==== Stored records

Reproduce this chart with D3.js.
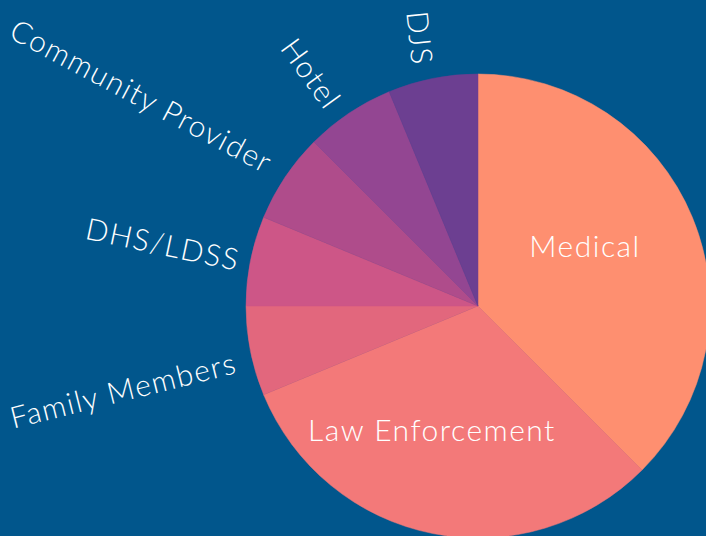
<!DOCTYPE html>
<html>
<head>
<meta charset="utf-8">
<script src="https://cdn.jsdelivr.net/npm/d3@7"></script>
<style>
  html, body { margin: 0; padding: 0; background: #01568c; overflow: hidden; }
  text { font-family: Lato, "Open Sans", sans-serif; fill: #fff; }
</style>
</head>
<body>
<div id="vis"></div>
<script>
const categories = ["Medical", "Law Enforcement", "Family Members", "DHS/LDSS", "Community Provider", "Hotel", "DJS"];
const counts = [6, 5, 1, 1, 1, 1, 1];
const colors = ["#fe8f70", "#f37979", "#e2677d", "#cd5687", "#af4c8b", "#934692", "#6c3f91"];

// label placement (inside for the big slices, rotated outside for the small ones)
const labelLayout = [
  { x: 585, y: 245, rotate: 0 },
  { x: 432, y: 429, rotate: 0 },
  { x: 123, y: 389, rotate: -14 },
  { x: 163, y: 243, rotate: 12 },
  { x: 142, y: 95, rotate: 28 },
  { x: 312, y: 73, rotate: 54 },
  { x: 421, y: 38, rotate: 84 }
];

const width = 706;
const height = 536;
const cx = 478, cy = 306, radius = 232;

const svg = d3.select("#vis")
  .append("svg")
  .attr("width", width)
  .attr("height", height);

svg.append("rect")
  .attr("width", width)
  .attr("height", height)
  .attr("fill", "#01568c");

const data = categories.map((c, i) => ({ name: c, value: counts[i], color: colors[i] }));

const pie = d3.pie().sort(null).value(d => d.value);
const arc = d3.arc().innerRadius(0).outerRadius(radius);

const g = svg.append("g")
  .attr("transform", `translate(${cx},${cy})`);

g.selectAll("path")
  .data(pie(data))
  .enter()
  .append("path")
  .attr("d", arc)
  .attr("fill", d => d.data.color)
  .attr("stroke", d => d.data.color)
  .attr("stroke-width", 0.5);

svg.selectAll(".label")
  .data(data)
  .enter()
  .append("text")
  .attr("class", "label")
  .attr("text-anchor", "middle")
  .attr("dominant-baseline", "central")
  .attr("font-size", 30)
  .attr("font-weight", 300)
  .attr("letter-spacing", 1.5)
  .attr("transform", (d, i) => `translate(${labelLayout[i].x},${labelLayout[i].y}) rotate(${labelLayout[i].rotate})`)
  .text(d => d.name);
</script>
</body>
</html>
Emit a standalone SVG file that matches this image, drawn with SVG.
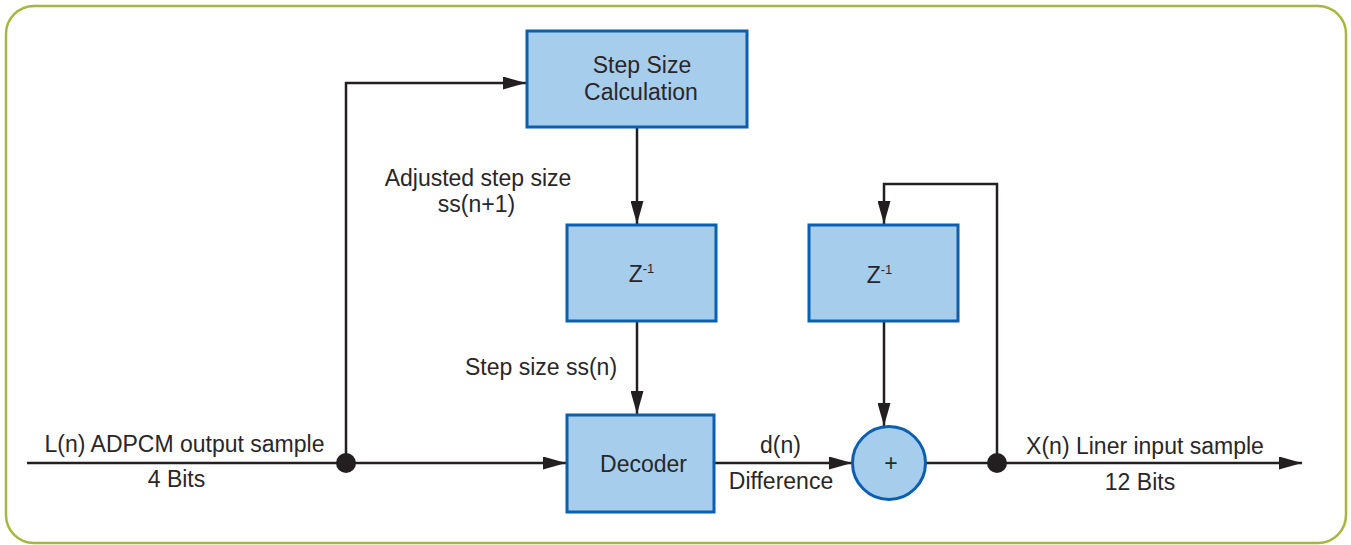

========

• [Written exercise]: Quote every record above exactly, leaving out any pictures.

• [Solution to this problem]:
Reproduce this chart with D3.js.
<!DOCTYPE html>
<html>
<head>
<meta charset="utf-8">
<script src="https://cdn.jsdelivr.net/npm/d3@7"></script>
<style>
  html, body { margin: 0; padding: 0; background: #01568c; overflow: hidden; }
  text { font-family: Lato, "Open Sans", sans-serif; fill: #fff; }
</style>
</head>
<body>
<div id="vis"></div>
<script>
const categories = ["Medical", "Law Enforcement", "Family Members", "DHS/LDSS", "Community Provider", "Hotel", "DJS"];
const counts = [6, 5, 1, 1, 1, 1, 1];
const colors = ["#fe8f70", "#f37979", "#e2677d", "#cd5687", "#af4c8b", "#934692", "#6c3f91"];

// label placement (inside for the big slices, rotated outside for the small ones)
const labelLayout = [
  { x: 585, y: 245, rotate: 0 },
  { x: 432, y: 429, rotate: 0 },
  { x: 123, y: 389, rotate: -14 },
  { x: 163, y: 243, rotate: 12 },
  { x: 142, y: 95, rotate: 28 },
  { x: 312, y: 73, rotate: 54 },
  { x: 421, y: 38, rotate: 84 }
];

const width = 706;
const height = 536;
const cx = 478, cy = 306, radius = 232;

const svg = d3.select("#vis")
  .append("svg")
  .attr("width", width)
  .attr("height", height);

svg.append("rect")
  .attr("width", width)
  .attr("height", height)
  .attr("fill", "#01568c");

const data = categories.map((c, i) => ({ name: c, value: counts[i], color: colors[i] }));

const pie = d3.pie().sort(null).value(d => d.value);
const arc = d3.arc().innerRadius(0).outerRadius(radius);

const g = svg.append("g")
  .attr("transform", `translate(${cx},${cy})`);

g.selectAll("path")
  .data(pie(data))
  .enter()
  .append("path")
  .attr("d", arc)
  .attr("fill", d => d.data.color)
  .attr("stroke", d => d.data.color)
  .attr("stroke-width", 0.5);

svg.selectAll(".label")
  .data(data)
  .enter()
  .append("text")
  .attr("class", "label")
  .attr("text-anchor", "middle")
  .attr("dominant-baseline", "central")
  .attr("font-size", 30)
  .attr("font-weight", 300)
  .attr("letter-spacing", 1.5)
  .attr("transform", (d, i) => `translate(${labelLayout[i].x},${labelLayout[i].y}) rotate(${labelLayout[i].rotate})`)
  .text(d => d.name);
</script>
</body>
</html>
Emit a standalone SVG file that matches this image, drawn with SVG.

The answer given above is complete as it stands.